Il est vrai que l’Afrique rentrait dans les affaires domestiques de la France, les réseaux ont perduré. Par la suite, certains hommes politiques africains s’en sont servis et étaient les principaux leviers de chantages quand les problèmes survenaient. Omar Bongo s’en ai servi pour faire "virer" Jean-Marie Bockel. Sous Mitterrand, il avait fait renvoyer le ministre de la Coopération Jean-Pierre Cot.

Ces rapports ont toujours existé.

Vous avez parlé d’une Françafrique qui arrive en fin de période historique... Peut-on imaginer des relations plus mûres, sevrées des mauvais réflexes d’antan, avec des dirigeants français et africains capables de faire face à leurs responsabilités ?

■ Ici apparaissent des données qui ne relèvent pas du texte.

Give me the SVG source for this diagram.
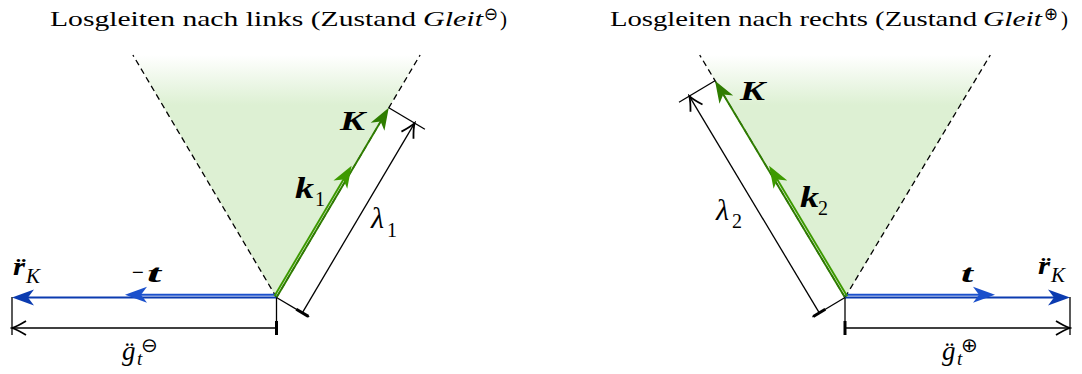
<svg xmlns="http://www.w3.org/2000/svg" width="1082" height="374" viewBox="0 0 1082 374">
<style>
.t{font-family:"Liberation Serif","Times New Roman",serif;fill:#000}
.ti{font-family:"Liberation Serif","Times New Roman",serif;font-style:italic;fill:#000}
.tb{font-family:"Liberation Serif","Times New Roman",serif;font-style:italic;font-weight:bold;fill:#000}
.sym{font-family:"DejaVu Sans",sans-serif;fill:#000}
.dash{stroke:#000;stroke-width:1.3;stroke-dasharray:6 4;fill:none}
.thin{stroke:#000;stroke-width:1.3;fill:none}
.dim{stroke:#000;stroke-width:1.3;fill:none;marker-end:url(#open)}
.bar{stroke:#000;stroke-width:3;fill:none}
.vk{stroke:#2f7d00;stroke-width:1.9;fill:none;marker-end:url(#hK)}
.vk1{stroke:#3d9a00;stroke-width:1.9;fill:none;marker-end:url(#hk)}
.vr{stroke:#0b3bb0;stroke-width:1.9;fill:none;marker-end:url(#hr)}
.vt{stroke:#1b50cc;stroke-width:1.9;fill:none;marker-end:url(#ht)}
</style>
<defs>
<linearGradient id="fade" x1="0" y1="55" x2="0" y2="105" gradientUnits="userSpaceOnUse">
<stop offset="0" stop-color="#ddf0d3" stop-opacity="0"/>
<stop offset="1" stop-color="#ddf0d3" stop-opacity="1"/>
</linearGradient>
<marker id="hK" viewBox="-24 -9 26 18" refX="-6" refY="0" markerWidth="26" markerHeight="18" markerUnits="userSpaceOnUse" orient="auto"><path d="M0,0 L-22,-8 L-16,0 L-22,8 Z" fill="#2f7d00"/></marker>
<marker id="hk" viewBox="-24 -9 26 18" refX="-6" refY="0" markerWidth="26" markerHeight="18" markerUnits="userSpaceOnUse" orient="auto"><path d="M0,0 L-22,-8 L-16,0 L-22,8 Z" fill="#3d9a00"/></marker>
<marker id="hr" viewBox="-24 -9 26 18" refX="-6" refY="0" markerWidth="26" markerHeight="18" markerUnits="userSpaceOnUse" orient="auto"><path d="M0,0 L-22,-8 L-16,0 L-22,8 Z" fill="#0b3bb0"/></marker>
<marker id="ht" viewBox="-24 -9 26 18" refX="-6" refY="0" markerWidth="26" markerHeight="18" markerUnits="userSpaceOnUse" orient="auto"><path d="M0,0 L-22,-8 L-16,0 L-22,8 Z" fill="#1b50cc"/></marker>
<marker id="open" viewBox="-17 -9 19 18" refX="0" refY="0" markerWidth="19" markerHeight="18" markerUnits="userSpaceOnUse" orient="auto"><path d="M-14,-7 Q-5,-1.5 0,0 Q-5,1.5 -14,7" fill="none" stroke="#000" stroke-width="1.8"/></marker>
</defs>
<rect width="1082" height="374" fill="#fff"/>

<g id="cone-left">
<polygon points="276.5,297.5 132.9,55 420.1,55" fill="url(#fade)"/>
<line class="dash" x1="276.5" y1="297.5" x2="132.9" y2="55"/>
<line class="dash" x1="276.5" y1="297.5" x2="420.1" y2="55"/>
</g>
<g id="cone-right">
<polygon points="845,297.5 699.7,55 990.3,55" fill="url(#fade)"/>
<line class="dash" x1="845" y1="297.5" x2="699.7" y2="55"/>
<line class="dash" x1="845" y1="297.5" x2="990.3" y2="55"/>
</g>

<g id="title-left">
<text class="t" x="50" y="26" font-size="21" textLength="366" lengthAdjust="spacingAndGlyphs">Losgleiten nach links (Zustand</text>
<text class="ti" x="423" y="26" font-size="21" textLength="60" lengthAdjust="spacingAndGlyphs">Gleit</text>
<text class="sym" x="484" y="20" font-size="18" textLength="14" lengthAdjust="spacingAndGlyphs">⊖</text>
<text class="t" x="500" y="26" font-size="21">)</text>
</g>
<g id="title-right">
<text class="t" x="610" y="26" font-size="21" textLength="367" lengthAdjust="spacingAndGlyphs">Losgleiten nach rechts (Zustand</text>
<text class="ti" x="983" y="26" font-size="21" textLength="59" lengthAdjust="spacingAndGlyphs">Gleit</text>
<text class="sym" x="1044" y="20" font-size="18" textLength="14" lengthAdjust="spacingAndGlyphs">⊕</text>
<text class="t" x="1061" y="26" font-size="21">)</text>
</g>

<g id="connectors">
<line class="vr" x1="276.5" y1="297.5" x2="18" y2="297.5"/>
<line class="vt" x1="276.5" y1="294.7" x2="131" y2="294.7"/>
<line class="vk" x1="276.5" y1="297.5" x2="385.7" y2="113"/>
<line class="vk1" x1="274.3" y1="296.2" x2="348.5" y2="170.9"/>
<line class="thin" x1="12" y1="297" x2="12" y2="335"/>
<line class="thin" x1="276.5" y1="298" x2="276.5" y2="335"/>
<line class="dim" x1="276.5" y1="328" x2="12" y2="328"/>
<line class="bar" x1="276.5" y1="321" x2="276.5" y2="335"/>
<line class="thin" x1="276.5" y1="297.5" x2="309.2" y2="316.9"/>
<line class="thin" x1="388.8" y1="107.8" x2="424.9" y2="129.2"/>
<line class="dim" x1="302.3" y1="312.8" x2="414.6" y2="123.1"/>
<line class="bar" x1="296.3" y1="309.2" x2="308.3" y2="316.4"/>
<line class="vr" x1="845" y1="297.5" x2="1064" y2="297.5"/>
<line class="vt" x1="845" y1="294.7" x2="989" y2="294.7"/>
<line class="vk" x1="845" y1="297.5" x2="718.1" y2="85.8"/>
<line class="vk1" x1="847.2" y1="296.2" x2="772.2" y2="171"/>
<line class="thin" x1="1070" y1="297" x2="1070" y2="335"/>
<line class="thin" x1="845" y1="298" x2="845" y2="335"/>
<line class="dim" x1="845" y1="328" x2="1070" y2="328"/>
<line class="bar" x1="845" y1="321" x2="845" y2="335"/>
<line class="thin" x1="845" y1="297.5" x2="812.4" y2="317"/>
<line class="thin" x1="715" y1="80.7" x2="679" y2="102.3"/>
<line class="dim" x1="819.3" y1="312.9" x2="689.3" y2="96.1"/>
<line class="bar" x1="825.3" y1="309.3" x2="813.3" y2="316.5"/>
</g>

<g id="labels-left">
<text class="tb" x="340" y="130" font-size="27" textLength="25" lengthAdjust="spacingAndGlyphs">K</text>
<text class="tb" x="295" y="198" font-size="29" textLength="19" lengthAdjust="spacingAndGlyphs">k</text>
<text class="t" x="315" y="206" font-size="20">1</text>
<text class="ti" x="371" y="228" font-size="30">λ</text>
<text class="t" x="387" y="237" font-size="20">1</text>
<text class="tb" x="13" y="275" font-size="25" textLength="12" lengthAdjust="spacingAndGlyphs">r̈</text>
<text class="ti" x="26" y="283" font-size="20" textLength="14" lengthAdjust="spacingAndGlyphs">K</text>
<text class="t" x="132" y="281" font-size="26" textLength="12" lengthAdjust="spacingAndGlyphs">−</text>
<text class="tb" x="147" y="282" font-size="26" textLength="14" lengthAdjust="spacingAndGlyphs">t</text>
<text class="ti" x="122" y="360" font-size="27">g̈</text>
<text class="ti" x="137" y="365" font-size="19">t</text>
<text class="sym" x="141" y="352" font-size="20">⊖</text>
</g>
<g id="labels-right">
<text class="tb" x="740" y="100" font-size="27" textLength="25" lengthAdjust="spacingAndGlyphs">K</text>
<text class="tb" x="800" y="207" font-size="29" textLength="19" lengthAdjust="spacingAndGlyphs">k</text>
<text class="t" x="818" y="215" font-size="20">2</text>
<text class="ti" x="716" y="220" font-size="30">λ</text>
<text class="t" x="732" y="228" font-size="20">2</text>
<text class="tb" x="961" y="282" font-size="26" textLength="12" lengthAdjust="spacingAndGlyphs">t</text>
<text class="tb" x="1038" y="274" font-size="25" textLength="12" lengthAdjust="spacingAndGlyphs">r̈</text>
<text class="ti" x="1051" y="282" font-size="20" textLength="14" lengthAdjust="spacingAndGlyphs">K</text>
<text class="ti" x="942" y="360" font-size="27">g̈</text>
<text class="ti" x="957" y="365" font-size="19">t</text>
<text class="sym" x="961" y="352" font-size="20">⊕</text>
</g>
</svg>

Le changement viendra beaucoup moins des politiques mises en œuvre que de la realpolitik d’une Afrique qui se mondialise à une vitesse folle. La fin de la Françafrique viendra beaucoup plus du côté africain que du côté français. Voyez le président Ali Bongo qui permet aux hommes d’affaires singapouriens d’occuper des dizaines d’hectares dans le pays. Il va en Corée du Sud, ou encore aux États-Unis. On est loin de l’esprit « Tour Eiffel », avec des élites africaines "frais émoulues" des meilleures institutions parisiennes, façonnées à la française.

Désormais, l’Afrique reçoit le monde entier. Les réseaux et les émissaires restent influents dans la défense des intérêts économiques français, mais on est loin de la présence constante de l’après Guerre Froide.